* _Work to complete_: Reproduce the lines from the one bearing "Rebuild this chart" through the one bearing "92, 96, 100]", inclusive. Copy them exactly; include no other line.

* _Records supplied_:

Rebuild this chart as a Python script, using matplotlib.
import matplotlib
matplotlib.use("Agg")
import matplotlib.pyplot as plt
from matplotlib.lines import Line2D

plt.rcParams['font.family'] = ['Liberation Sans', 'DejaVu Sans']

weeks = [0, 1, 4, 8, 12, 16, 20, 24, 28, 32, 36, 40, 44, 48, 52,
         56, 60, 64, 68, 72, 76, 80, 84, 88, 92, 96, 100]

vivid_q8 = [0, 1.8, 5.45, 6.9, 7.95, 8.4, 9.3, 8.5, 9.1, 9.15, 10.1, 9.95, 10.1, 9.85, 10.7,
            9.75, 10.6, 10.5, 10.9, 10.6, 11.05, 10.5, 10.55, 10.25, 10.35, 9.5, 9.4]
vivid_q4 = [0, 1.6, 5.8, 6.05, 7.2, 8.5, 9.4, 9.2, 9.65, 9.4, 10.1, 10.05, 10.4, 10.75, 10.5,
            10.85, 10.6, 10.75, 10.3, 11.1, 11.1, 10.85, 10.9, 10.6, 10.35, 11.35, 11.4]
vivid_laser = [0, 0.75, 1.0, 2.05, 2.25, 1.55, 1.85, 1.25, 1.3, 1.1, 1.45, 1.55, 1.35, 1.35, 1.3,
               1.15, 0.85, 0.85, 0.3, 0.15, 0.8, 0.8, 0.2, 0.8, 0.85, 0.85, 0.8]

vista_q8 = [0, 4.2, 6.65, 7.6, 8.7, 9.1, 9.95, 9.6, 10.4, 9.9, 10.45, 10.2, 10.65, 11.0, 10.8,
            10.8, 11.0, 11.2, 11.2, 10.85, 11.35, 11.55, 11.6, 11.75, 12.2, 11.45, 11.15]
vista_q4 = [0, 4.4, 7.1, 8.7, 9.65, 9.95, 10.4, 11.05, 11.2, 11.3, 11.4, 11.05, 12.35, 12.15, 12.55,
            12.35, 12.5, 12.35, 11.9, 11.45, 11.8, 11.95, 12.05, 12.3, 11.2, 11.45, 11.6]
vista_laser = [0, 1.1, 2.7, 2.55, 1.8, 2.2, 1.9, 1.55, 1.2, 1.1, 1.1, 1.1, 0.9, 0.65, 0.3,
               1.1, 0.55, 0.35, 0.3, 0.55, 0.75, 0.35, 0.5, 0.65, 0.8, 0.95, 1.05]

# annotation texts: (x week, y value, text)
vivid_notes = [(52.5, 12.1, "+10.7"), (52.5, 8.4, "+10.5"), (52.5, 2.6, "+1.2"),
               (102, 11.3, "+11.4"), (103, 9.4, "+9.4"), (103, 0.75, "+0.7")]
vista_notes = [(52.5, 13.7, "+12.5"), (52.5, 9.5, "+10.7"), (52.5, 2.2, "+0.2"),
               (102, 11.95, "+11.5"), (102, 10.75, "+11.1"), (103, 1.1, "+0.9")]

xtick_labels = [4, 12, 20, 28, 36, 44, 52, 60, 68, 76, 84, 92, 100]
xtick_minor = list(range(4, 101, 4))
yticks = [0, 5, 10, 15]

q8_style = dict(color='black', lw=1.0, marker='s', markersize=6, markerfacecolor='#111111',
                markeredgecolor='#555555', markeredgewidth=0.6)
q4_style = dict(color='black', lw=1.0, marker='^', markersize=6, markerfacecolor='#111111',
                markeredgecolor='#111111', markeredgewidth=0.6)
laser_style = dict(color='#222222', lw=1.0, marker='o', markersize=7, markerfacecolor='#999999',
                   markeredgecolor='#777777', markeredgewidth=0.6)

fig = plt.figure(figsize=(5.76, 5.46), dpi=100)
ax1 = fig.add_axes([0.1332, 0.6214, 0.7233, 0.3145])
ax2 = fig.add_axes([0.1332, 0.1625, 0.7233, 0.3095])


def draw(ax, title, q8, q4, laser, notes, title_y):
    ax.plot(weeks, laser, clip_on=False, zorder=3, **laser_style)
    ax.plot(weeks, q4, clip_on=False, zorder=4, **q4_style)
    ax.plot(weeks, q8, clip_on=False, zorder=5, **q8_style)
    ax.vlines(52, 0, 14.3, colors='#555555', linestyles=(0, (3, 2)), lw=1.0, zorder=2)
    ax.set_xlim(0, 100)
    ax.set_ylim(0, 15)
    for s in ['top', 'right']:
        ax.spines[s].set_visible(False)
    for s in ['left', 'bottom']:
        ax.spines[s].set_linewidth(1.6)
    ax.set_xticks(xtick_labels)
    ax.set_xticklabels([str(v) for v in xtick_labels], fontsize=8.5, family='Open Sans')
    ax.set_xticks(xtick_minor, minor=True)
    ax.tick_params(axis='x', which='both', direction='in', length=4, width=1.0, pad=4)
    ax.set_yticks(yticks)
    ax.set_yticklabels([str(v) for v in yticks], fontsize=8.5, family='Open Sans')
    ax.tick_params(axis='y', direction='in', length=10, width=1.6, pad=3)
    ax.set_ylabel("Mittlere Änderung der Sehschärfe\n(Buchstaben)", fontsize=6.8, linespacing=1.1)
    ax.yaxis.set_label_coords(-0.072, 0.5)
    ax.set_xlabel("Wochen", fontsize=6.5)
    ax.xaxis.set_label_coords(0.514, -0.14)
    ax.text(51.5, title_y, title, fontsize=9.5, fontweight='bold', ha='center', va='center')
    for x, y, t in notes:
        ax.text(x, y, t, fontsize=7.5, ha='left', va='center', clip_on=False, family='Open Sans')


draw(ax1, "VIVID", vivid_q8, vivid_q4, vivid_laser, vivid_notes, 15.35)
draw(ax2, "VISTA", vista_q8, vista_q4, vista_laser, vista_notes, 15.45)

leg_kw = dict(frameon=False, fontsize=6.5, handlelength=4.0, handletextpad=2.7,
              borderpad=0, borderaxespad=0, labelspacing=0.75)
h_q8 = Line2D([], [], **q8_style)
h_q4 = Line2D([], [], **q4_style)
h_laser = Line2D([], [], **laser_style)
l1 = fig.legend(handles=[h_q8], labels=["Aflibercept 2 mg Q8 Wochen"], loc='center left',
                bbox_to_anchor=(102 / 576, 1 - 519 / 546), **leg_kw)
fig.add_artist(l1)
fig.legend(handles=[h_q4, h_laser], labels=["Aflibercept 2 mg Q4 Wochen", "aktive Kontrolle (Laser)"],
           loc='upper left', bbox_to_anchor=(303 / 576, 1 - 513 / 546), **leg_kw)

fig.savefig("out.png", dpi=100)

* * *

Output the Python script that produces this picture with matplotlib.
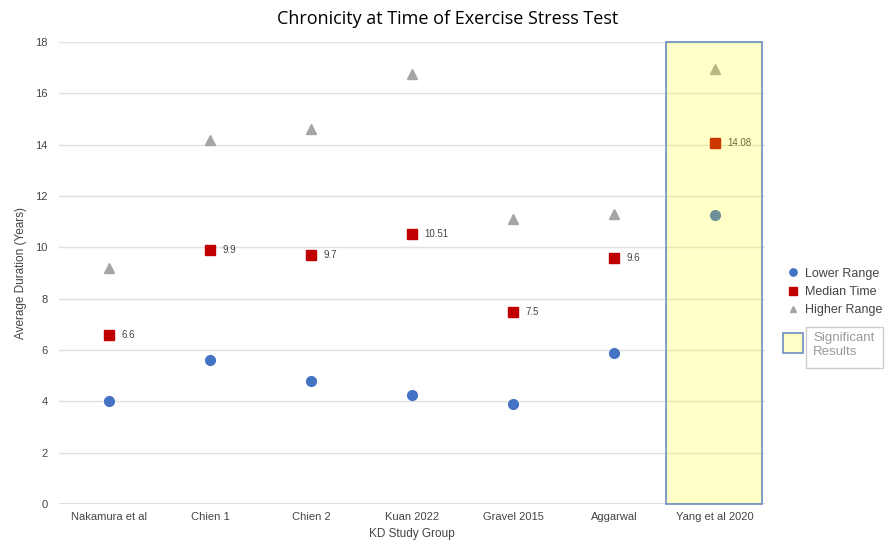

* _Task answer_:
Rebuild this chart as a Python script, using matplotlib.
import matplotlib
matplotlib.use("Agg")
import matplotlib.pyplot as plt
from matplotlib.lines import Line2D

plt.rcParams['font.family'] = ['Liberation Sans', 'DejaVu Sans']

weeks = [0, 1, 4, 8, 12, 16, 20, 24, 28, 32, 36, 40, 44, 48, 52,
         56, 60, 64, 68, 72, 76, 80, 84, 88, 92, 96, 100]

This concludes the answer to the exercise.